Throughout the 80's, we had so many films about kids going on incredibly imaginative but deeply real adventures, filled with wondrous sights and palpable danger. And these films crossed many different subjects and interests, like discovering pirates (The Goonies,) fighting monsters (The Monster Squad,) battling vampires (Fright Night,) solving crimes (Young Sherlock Holmes,) and helping friendly aliens (E.T.)
The subject that kept our imaginations stirring was Space. The Last Starfighter satisfied every kid's desire to live inside Star Wars. Explorers made homemade space travel seem within reach to our 8-year-old brains. Flight of the Navigator even combined space travel with time travel, a double-whammy of childlike fantasy.

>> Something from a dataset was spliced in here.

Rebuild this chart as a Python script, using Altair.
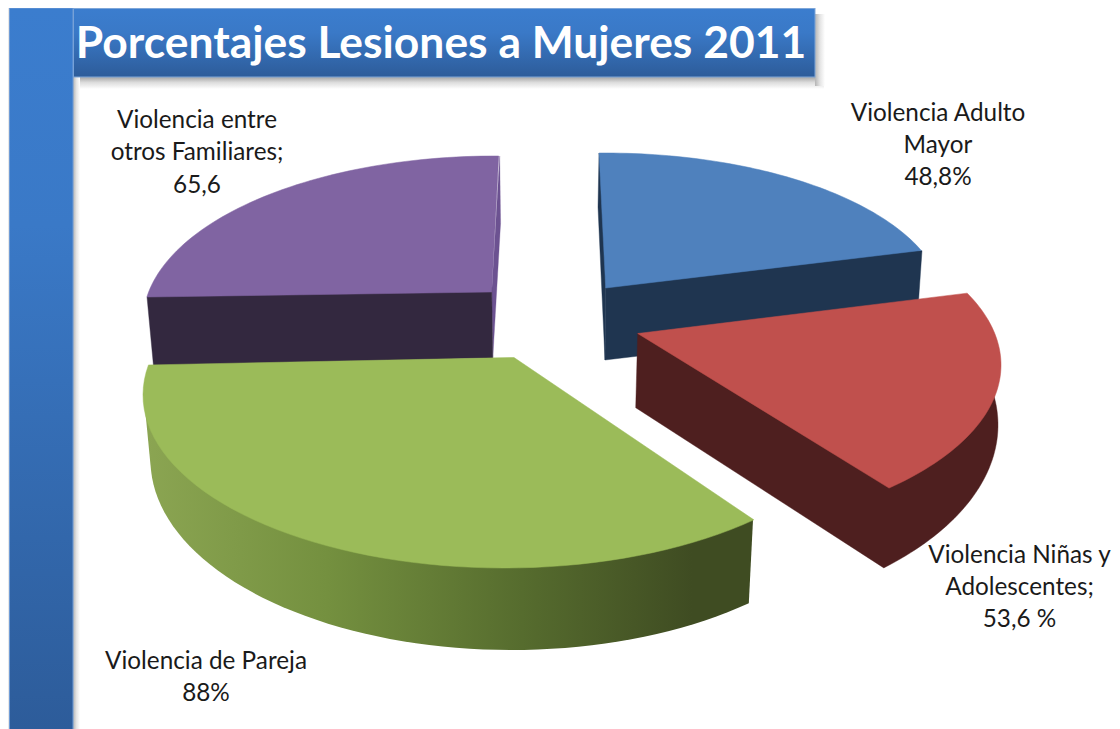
import numpy as np
import pandas as pd
import altair as alt

TITLE = "Porcentajes Lesiones a Mujeres 2011"
CATEGORIES = ["Violencia Adulto Mayor", "Violencia Niñas y Adolescentes", "Violencia de Pareja", "Violencia entre otros Familiares"]
VALUES = [48.8, 53.6, 88.0, 65.6]
LABEL_LINES = [
    ["Violencia Adulto", "Mayor", "48,8%"],
    ["Violencia Niñas y", "Adolescentes;", "53,6 %"],
    ["Violencia de Pareja", "88%"],
    ["Violencia entre", "otros Familiares;", "65,6"],
]

# page geometry (picture coordinates)
X = alt.Scale(domain=[8, 1112], range=[0, 1104])
Y = alt.Scale(domain=[8, 729], range=[0, 721])
LABEL_POS = [(938, [114, 146, 178]), (1019.5, [556, 588, 620]), (206, [662, 694]), (197, [121, 153, 186])]

TOTAL = sum(VALUES)
# perspective drawing of each slice: ellipse of the top face, start of the slice, perspective stretch of its sweep
TOP = [
    dict(c=(605, 307), r=(340, 154), start=-1.0, stretch=1.012, apex=(605.7, 288)),
    dict(c=(640, 365), r=(361, 170), start=65.0, stretch=0.947, apex=(637.7, 333.5)),
    dict(c=(504, 395), r=(361, 173), start=136.2, stretch=1.162, apex=(514, 357.5)),
    dict(c=(495, 321.5), r=(352, 165.5), start=278.5, stretch=0.89, apex=(491.7, 292)),
]
COLORS = ["#4f81bd", "#c0504d", "#9bbb59", "#8064a2"]


def arc(c, r, a0, a1, n=60):
    t = np.radians(np.linspace(a0, a1, n))
    return [(c[0] + r[0] * np.sin(v), c[1] - r[1] * np.cos(v)) for v in t]


def sweep(i):
    g = TOP[i]
    return g["start"], g["start"] + VALUES[i] / TOTAL * 360 * g["stretch"]


def poly(points, fill, stroke_width=0):
    df = pd.DataFrame(points, columns=["x", "y"])
    df["i"] = range(len(df))
    return alt.Chart(df).mark_line(
        interpolate="linear-closed", fill=fill, stroke=fill if isinstance(fill, str) else "#6f8a42",
        strokeWidth=stroke_width,
    ).encode(
        x=alt.X("x:Q", scale=X, axis=None),
        y=alt.Y("y:Q", scale=Y, axis=None),
        order="i:Q",
    )


def top_face(i):
    g = TOP[i]
    a0, a1 = sweep(i)
    return poly([g["apex"]] + arc(g["c"], g["r"], a0, a1), COLORS[i], 0.5)


def rect(x0, x1, y0, y1, fill, opacity=1.0):
    df = pd.DataFrame({"x": [x0], "x2": [x1], "y": [y0], "y2": [y1]})
    return alt.Chart(df).mark_rect(fill=fill, opacity=opacity).encode(
        x=alt.X("x:Q", scale=X, axis=None), x2="x2:Q",
        y=alt.Y("y:Q", scale=Y, axis=None), y2="y2:Q",
    )


def vgrad(stops):
    return alt.Gradient(gradient="linear", x1=0, x2=0, y1=0, y2=1,
                        stops=[alt.GradientStop(offset=o, color=c) for o, c in stops])


def hgrad(stops):
    return alt.Gradient(gradient="linear", x1=0, x2=1, y1=0, y2=0,
                        stops=[alt.GradientStop(offset=o, color=c) for o, c in stops])


BAR_V = vgrad([(0, "#3b7dce"), (0.3, "#3a79c7"), (1, "#2d5c9a")])
BAR_H = vgrad([(0, "#3b7dce"), (0.35, "#3a79c7"), (1, "#2d5c9a")])
SHADE_DOWN = vgrad([(0, "#a4a4a4"), (0.45, "#dcdcdc"), (1, "#ffffff")])
SHADE_RIGHT = hgrad([(0, "#b4b4b4"), (0.5, "#e4e4e4"), (1, "#ffffff")])
SHADE_LEFT = hgrad([(0, "#ffffff"), (1, "#d0d0d0")])
GREEN_WALL = hgrad([(0, "#8ba552"), (0.3, "#74903f"), (0.62, "#566c2e"), (0.9, "#3f4c22"), (1, "#3f4c22")])

layers = [
    # decoration: shadows and bars
    rect(73, 824, 77, 89, SHADE_DOWN),
    rect(815, 825, 14, 86, SHADE_RIGHT),
    rect(73, 80, 77, 729, SHADE_RIGHT),
    rect(8, 9, 8, 729, SHADE_LEFT),
    rect(73, 815.5, 8, 77.5, "#7ea6d8"),
    rect(74, 814.5, 9, 76.5, BAR_H),
    rect(9, 73.5, 8, 729, "#6f9bd6"),
    rect(10, 72.5, 8.5, 729, BAR_V),
]

# blue
layers += [
    poly([(599, 153), (608, 200), TOP[0]["apex"], (605, 360), (598, 207)], "#1f3550", 0.4),
    poly([(605.7, 283), (915, 250), (922, 250.7), (917, 323), (605, 360)], "#1f3550", 0.4),
    top_face(0),
]
# purple
layers += [
    poly([(499.7, 156), (500.6, 223), (492.8, 358), (491.7, 292)], "#6c5291", 0.3),
    poly([(147, 297), (155, 290), (491.7, 287), (492.7, 358), (153.5, 366)], "#33283f", 0.4),
    top_face(3),
]
# green
layers += [
    poly([(145, 408)] + arc((511.5, 460), (361, 190), 267, 138.9) + [(753, 520)], GREEN_WALL, 0),
    top_face(2),
]
# red
layers += [
    poly([TOP[1]["apex"], (635.7, 407.7)] + arc((636, 425), (362, 196), 136.8, 65), "#4e1f1f", 0.4),
    top_face(1),
]

# labels
rows = []
for lines, (cx, ys) in zip(LABEL_LINES, LABEL_POS):
    for t, y in zip(lines, ys):
        rows.append({"t": t, "x": cx, "y": y})
layers.append(
    alt.Chart(pd.DataFrame(rows)).mark_text(font="Lato", fontSize=24.3, color="#1a1a1a", align="center", baseline="middle").encode(
        x=alt.X("x:Q", scale=X, axis=None), y=alt.Y("y:Q", scale=Y, axis=None), text="t:N")
)
layers.append(
    alt.Chart(pd.DataFrame([{"t": TITLE, "x": 441, "y": 45}])).mark_text(
        font="Lato", fontSize=44.4, fontWeight="bold", color="#ffffff", align="center", baseline="middle").encode(
        x=alt.X("x:Q", scale=X, axis=None), y=alt.Y("y:Q", scale=Y, axis=None), text="t:N")
)

chart = alt.layer(*layers).properties(
    width=1104, height=721, padding=0, autosize=alt.AutoSizeParams(type="none"),
    background="#ffffff",
).configure_view(stroke=None)

chart.save("out.html", embed_options={"renderer": "svg", "actions": False})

Then, there was Space Camp. This tale of kids attending NASA's summer camp, only to be forced into orbit by an overly friendly robot's sabotage of a systems test, captured the dreams of any kid fascinated by real-life space travel in the 1980's.
Unfortunately, there's currently no legal way to watch the film. It doesn't appear on any streaming platform, and the DVD version is out-of-print.
What's Great About it?
The biggest theme in the film by far is that every person has a purpose, a role to play that they are uniquely suited for, and that even the most impossible task can be achieved with teamwork.
That's not to say that Space Camp is without flaws. The central conceit - that a bunch of kids could be on the space shuttle during a systems test - is preposterous. There are certainly moments of cheese, sudden gravity in Zero-G environments, and a little ham-fisted acting. The film also runs with the idea of men being better leaders in a crisis situation, a common problem in Hollywood film to this day. But these issues don't dampen the story enough to diminish its power.
Why is It Unavailable?
The North American rights to Space Camp are held by MGM. The studio has a tenuous relationship with streaming services. You can easily find a lot of MGM's pre-1982 classics out there, but because most of those are owned by Warner Bros.
Very few of MGM's post-1982 catalog are available streaming. Even bona-fide classics like War Games are nowhere to be seen, so it's no surprise to find Space Camp among them.
What Next?
I don't know. Does letter writing still work? Do people still write letters?